I am struggling in this year of 2025. I feel helpless and I feel overwhelmed. As a sober alcoholic, it’s key to learn to focus on what you can control and ignore the rest because you can’t do anything about that. So, what I can control is my outlets. And this is an outlet that I’m choosing because I can write and I need creative expression.

I am a millennial, cisgendered, pansexual, white, American woman (leaning a bit on the non-binary side), married to a cisgendered, white, American man. I grew up in Southern California in a fairly Christian household, in a low to middle class financial situation. My mom and dad divorced when I was a year old, and she remarried when I was five, so those years where my mother was single with three children were pretty impoverished (though fun), and once the house turned into a double income partnership, we were always comfortable, but never rich or well-off. We managed.

I state all of this to set a baseline for my generalizations. I am writing as a creative outlet, but I am not a researcher, data scientist, or a speaker of all of those who identify as women. But, I can confidently assert that my experiences, though filled with potentially unique details, will ring relatable to those who share similar attributes to myself. And this is because most of us here in the US fall under the intense weight of patriarchy and capitalism.

I have lived (in my opinion) an interesting life. Not because I am a world traveler or have accomplished anything earth-shattering; but because I have learned about myself and society through my sexual endeavors. I have spent years processing my history in order to recover from trauma, to release relationship baggage, to stay sober, to help others understand their emotions, to make complex decisions, and to generally find happiness.

In this processing, I have taken away the power these experiences have held over me and I have even started to take my power back from them.

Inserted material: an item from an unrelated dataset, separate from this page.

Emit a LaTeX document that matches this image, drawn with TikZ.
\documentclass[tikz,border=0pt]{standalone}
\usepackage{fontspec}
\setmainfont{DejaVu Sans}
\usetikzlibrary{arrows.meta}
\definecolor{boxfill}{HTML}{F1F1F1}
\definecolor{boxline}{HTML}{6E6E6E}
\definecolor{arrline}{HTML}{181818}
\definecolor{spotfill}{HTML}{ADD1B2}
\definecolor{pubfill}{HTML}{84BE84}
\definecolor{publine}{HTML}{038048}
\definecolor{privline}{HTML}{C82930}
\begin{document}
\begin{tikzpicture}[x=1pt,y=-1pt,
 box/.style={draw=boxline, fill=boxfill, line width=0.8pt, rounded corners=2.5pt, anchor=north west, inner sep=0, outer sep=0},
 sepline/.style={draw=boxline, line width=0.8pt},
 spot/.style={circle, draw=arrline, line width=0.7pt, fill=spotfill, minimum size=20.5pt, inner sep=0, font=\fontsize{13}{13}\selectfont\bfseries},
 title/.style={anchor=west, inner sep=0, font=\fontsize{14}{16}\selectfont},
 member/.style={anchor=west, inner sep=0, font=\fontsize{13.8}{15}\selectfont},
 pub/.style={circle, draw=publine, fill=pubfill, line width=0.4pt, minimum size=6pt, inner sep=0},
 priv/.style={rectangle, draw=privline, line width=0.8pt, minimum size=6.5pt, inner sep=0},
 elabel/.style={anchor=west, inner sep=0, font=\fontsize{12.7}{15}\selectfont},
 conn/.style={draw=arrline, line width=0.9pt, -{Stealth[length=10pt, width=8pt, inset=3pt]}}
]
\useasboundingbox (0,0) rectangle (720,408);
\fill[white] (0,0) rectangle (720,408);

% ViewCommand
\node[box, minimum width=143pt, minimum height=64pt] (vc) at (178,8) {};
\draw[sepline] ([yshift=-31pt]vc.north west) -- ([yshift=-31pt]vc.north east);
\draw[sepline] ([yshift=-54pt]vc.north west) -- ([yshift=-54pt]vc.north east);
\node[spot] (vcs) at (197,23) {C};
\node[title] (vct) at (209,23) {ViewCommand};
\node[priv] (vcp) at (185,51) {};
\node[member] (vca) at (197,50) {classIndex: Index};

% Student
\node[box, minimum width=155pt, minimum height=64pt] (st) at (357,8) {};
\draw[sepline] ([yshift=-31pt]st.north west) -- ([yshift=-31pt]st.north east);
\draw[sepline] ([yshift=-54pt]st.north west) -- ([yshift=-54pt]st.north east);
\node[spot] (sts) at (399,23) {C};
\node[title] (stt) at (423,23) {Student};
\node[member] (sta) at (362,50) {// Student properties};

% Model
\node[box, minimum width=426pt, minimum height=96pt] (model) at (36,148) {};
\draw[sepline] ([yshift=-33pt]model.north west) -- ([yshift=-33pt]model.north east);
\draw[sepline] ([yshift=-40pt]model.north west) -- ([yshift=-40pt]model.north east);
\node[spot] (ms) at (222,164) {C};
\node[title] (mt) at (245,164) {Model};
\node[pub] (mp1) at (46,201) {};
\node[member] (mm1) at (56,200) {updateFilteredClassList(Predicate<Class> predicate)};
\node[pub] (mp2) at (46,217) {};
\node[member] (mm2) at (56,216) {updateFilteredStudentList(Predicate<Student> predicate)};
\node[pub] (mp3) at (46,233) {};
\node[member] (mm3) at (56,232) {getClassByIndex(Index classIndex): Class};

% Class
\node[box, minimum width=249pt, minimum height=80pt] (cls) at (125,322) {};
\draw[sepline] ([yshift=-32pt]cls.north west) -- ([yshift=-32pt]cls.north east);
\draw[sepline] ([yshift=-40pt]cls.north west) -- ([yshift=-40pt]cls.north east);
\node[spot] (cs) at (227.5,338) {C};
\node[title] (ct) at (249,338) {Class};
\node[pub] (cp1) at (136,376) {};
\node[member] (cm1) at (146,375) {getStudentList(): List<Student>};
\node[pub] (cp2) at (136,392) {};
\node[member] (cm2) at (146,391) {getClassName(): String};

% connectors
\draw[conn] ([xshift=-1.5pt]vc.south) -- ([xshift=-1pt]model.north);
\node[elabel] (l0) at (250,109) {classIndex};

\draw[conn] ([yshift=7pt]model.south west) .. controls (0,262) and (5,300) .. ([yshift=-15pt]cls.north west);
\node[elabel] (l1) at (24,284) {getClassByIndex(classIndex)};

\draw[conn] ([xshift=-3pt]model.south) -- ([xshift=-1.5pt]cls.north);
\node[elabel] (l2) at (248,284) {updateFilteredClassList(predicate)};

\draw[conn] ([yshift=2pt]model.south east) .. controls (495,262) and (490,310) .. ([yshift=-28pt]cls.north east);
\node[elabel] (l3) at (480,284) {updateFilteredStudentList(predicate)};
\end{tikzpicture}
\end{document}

This comes in various flavors, including finding humor in heavy topics, providing embarrassing details about what I’ve done, and to say some things that maybe others cannot yet.

As a woman in Christian America, I have been conditioned to be submissive, polite, virginal, and grateful for anything I have without asking for more. Because of who I am and how I grew up, I have struggled for a long time with sex and what it means as a woman in this country. I battle with feelings of guilt, shame, disgust, freedom, joy, confidence, disappointment, anger, frustration, power, worth with every sexual partner or even the memory of a sexual experience. But it’s not so simple to just feel different. Everything that you have learned you must unlearn; and that is a difficult thing to do when it’s unlearning things that have been forced onto you before you were even capable of questioning them.

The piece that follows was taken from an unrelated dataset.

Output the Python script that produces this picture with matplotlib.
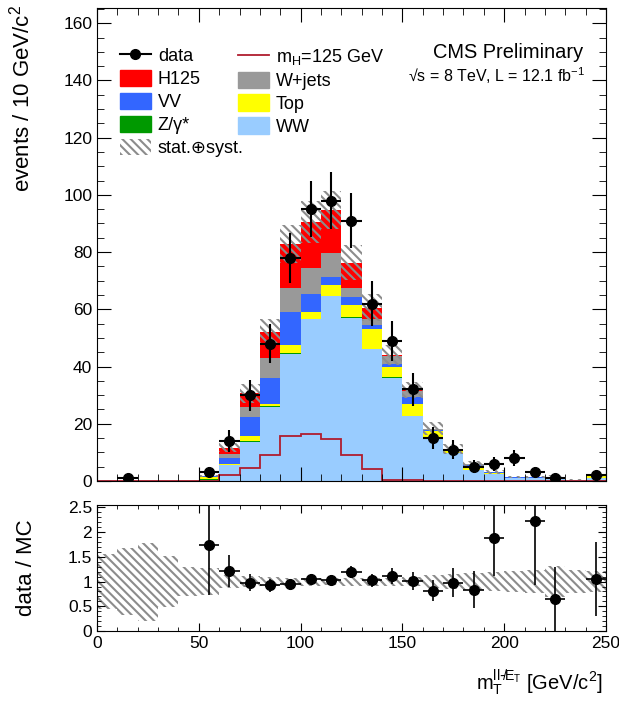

And maybe you’re feeling the same way (maybe you don’t know it even). So, I want to talk about it to help myself continually unlearn these characteristics and perhaps encourage others to do the same. I am not here to judge people’s life choices, but I am opposed to society and culture dictating what we are supposed to do simply because we are gendered specifically. Just like with most of women’s rights, it’s not about changing it so everyone does it the opposite way, but so we all have a choice to go whichever way we want.

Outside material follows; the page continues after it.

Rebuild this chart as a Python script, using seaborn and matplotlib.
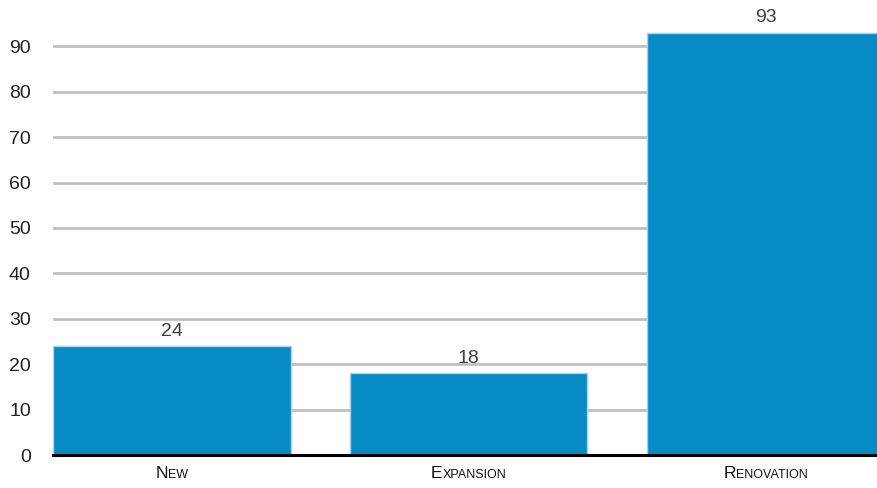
import matplotlib
matplotlib.use("Agg")
import matplotlib.pyplot as plt
import seaborn as sns
from matplotlib.offsetbox import TextArea, HPacker, AnnotationBbox

categories = ["New", "Expansion", "Renovation"]
values = [24, 18, 93]
yticks = [0, 10, 20, 30, 40, 50, 60, 70, 80, 90]

sns.set_theme(style="white")
plt.rcParams["font.family"] = ["Liberation Sans", "DejaVu Sans"]

fig = plt.figure(figsize=(8.77, 4.88), dpi=100)
ax = fig.add_axes([53 / 877, 33 / 488, 1 - 53 / 877, 1 - 33 / 488])

sns.barplot(x=categories, y=values, color="#078bc6", saturation=1, width=0.8,
            edgecolor="#a8d0e6", linewidth=1, ax=ax, zorder=3)

ax.set_ylim(0, 100.2)
ax.set_xlim(-0.4, 2.375)
ax.set_yticks(yticks)
ax.set_yticklabels([str(t) for t in yticks], fontsize=14, color="#222222")
ax.tick_params(axis="y", length=0, pad=16)
ax.tick_params(axis="x", length=0)
ax.set_xticklabels([])
ax.set_xlabel("")
ax.set_ylabel("")

ax.yaxis.grid(True, color="#c0c0c0", linewidth=2, zorder=0)
ax.xaxis.grid(False)
ax.set_axisbelow(True)
for s in ["top", "right", "left"]:
    ax.spines[s].set_visible(False)
ax.spines["bottom"].set_color("black")
ax.spines["bottom"].set_linewidth(2.2)
ax.spines["bottom"].set_zorder(5)

# value labels
for i, v in enumerate(values):
    ax.annotate(str(v), (i, v), xytext=(0, 4.5), textcoords="offset points",
                ha="center", va="bottom", fontsize=14, color="#404040",
                annotation_clip=False)

# small-caps category labels
for i, cat in enumerate(categories):
    first = TextArea(cat[0], textprops=dict(fontsize=12.5, color="#111111"))
    rest = TextArea(cat[1:].upper(), textprops=dict(fontsize=9, color="#111111"))
    pack = HPacker(children=[first, rest], align="baseline", pad=0, sep=0)
    ab = AnnotationBbox(pack, (i, 0), xybox=(0, -13), xycoords="data",
                        boxcoords="offset points", frameon=False,
                        box_alignment=(0.5, 0.5), annotation_clip=False)
    ax.add_artist(ab)

fig.savefig("out.png", dpi=100)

The simplest and most effective conversation to start (in my opinion) is about sex. It’s still unacceptable for women to be sexual beings and for us to feel like we have any power in that regard.

Because of my upbringing, I went into sex without any help. My teachers were movies, TV shows, friends my age, random comments here and there from my siblings. I never felt comfortable asking questions and I also was too embarrassed to admit that I didn’t know something, so I just went into it, assuming whoever I was with knew enough to get things going.

And so I became the byproduct of my sexual partnerships, taking from them skills, expectations, insecurities, hurt, confusion. I thrived in abusive relationships and ran away from intimacies because I had no foundation of what is “right” or “normal” or “healthy”; and those initial experiences of mine took advantage of my naivety and my understanding of a woman’s role.

But I am grateful to know this about myself and about sexual dynamics in general because it has helped me create the person that I actually want to be. So I want to share that with you.

I don’t really know who’s reading this and what any of you will take away from it, but I certainly hope that I can do the following:

  • Make you chuckle at least once

  • Relate to you and some experience you’ve had

  • Teach you something you didn’t know about women’s sexuality

  • Empower you to talk about your sexuality and experiences

Get ready for whatever this is. Some writings will be reflective stories, some haphazard poems, some light and funny anecdotes, and some really fucking heavy offloading. So, read what you want and leave the rest.